Just what is man's (or woman's) best friend thinking?
Inquiring minds want to know...and when those inquiring study psychology for a living, you can bet they will get to the bottom of the matter. Pavlov made dogs famous subjects for psychological experiments, but dogs have fallen out of vogue in psych labs in recent years -- partly due to humane handling issues, but also because scientists suspected that the wide variety of dog breeds would make repeatable results more difficult to achieve.
In most labs, the animals used are specially bred for consistency, unlike the variety of sizes, shapes, and shagginess or skin-sagginess on parade at the average dog show. But that may be changing. Current Directions in Psychological Science has dedicated the entire October issue to dogs.
From studying "object permanence" in dogs -- whether they can remember that something was in your hand when you hide it behind your back for instance -- to what dogs can teach us about self-control, the articles examine the state of the art on studies of psychology in dogs.
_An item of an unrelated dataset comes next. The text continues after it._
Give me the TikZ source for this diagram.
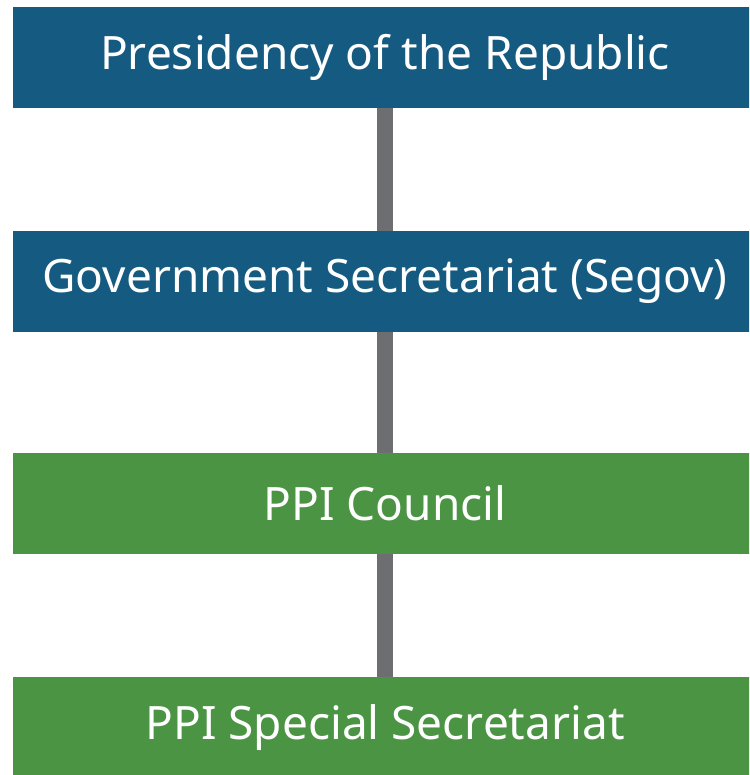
\documentclass[tikz,border=0pt]{standalone}
\usepackage{fontspec}
\setmainfont{Noto Sans}
\usetikzlibrary{positioning}
\definecolor{segblue}{RGB}{21,90,128}
\definecolor{ppigreen}{RGB}{74,148,67}
\definecolor{linkgray}{RGB}{109,110,113}
\tikzset{gov/.style={rectangle,fill=segblue,text=white,minimum width=744pt,minimum height=101pt,inner sep=0pt,font=\fontsize{46}{52}\selectfont},
            ppi/.style={gov,fill=ppigreen}, link/.style={linkgray,line width=16pt}}

\begin{document}
\begin{tikzpicture}[x=1pt,y=-1pt]
\useasboundingbox (0,0) rectangle (749,775);
\clip (0,0) rectangle (749,775);
\node[gov] at (385,57.5)(1){Presidency of the Republic};
\node[gov] at (385,281.5)(2){Government Secretariat (Segov)};
\node[ppi] at (385,503.5)(3){PPI Council};
\node[ppi] at (385,727.5)(4){PPI Special Secretariat};
\draw[link] (1) -- (2);
\draw[link] (2) -- (3);
\draw[link] (3) -- (4);
\end{tikzpicture}
\end{document}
We can learn more about why dogs remain near a fallen owner but really don't go for help in an emergency, in spite of what we learned on the old episodes of Lassie. We know dogs understand a lot of our cues, but what are dogs trying to tell us?
New techniques such as non-invasive neuro-imaging in combination with the fact that dogs' desire to please makes them highly trainable suggest that we could learn even more about dogs, and learn more about ourselves by understanding how our dogs' brains work.
Maybe this will encourage more young people into science as well - it sounds like a lot of fun. Next step: trying to get a cat to cooperate in the studies!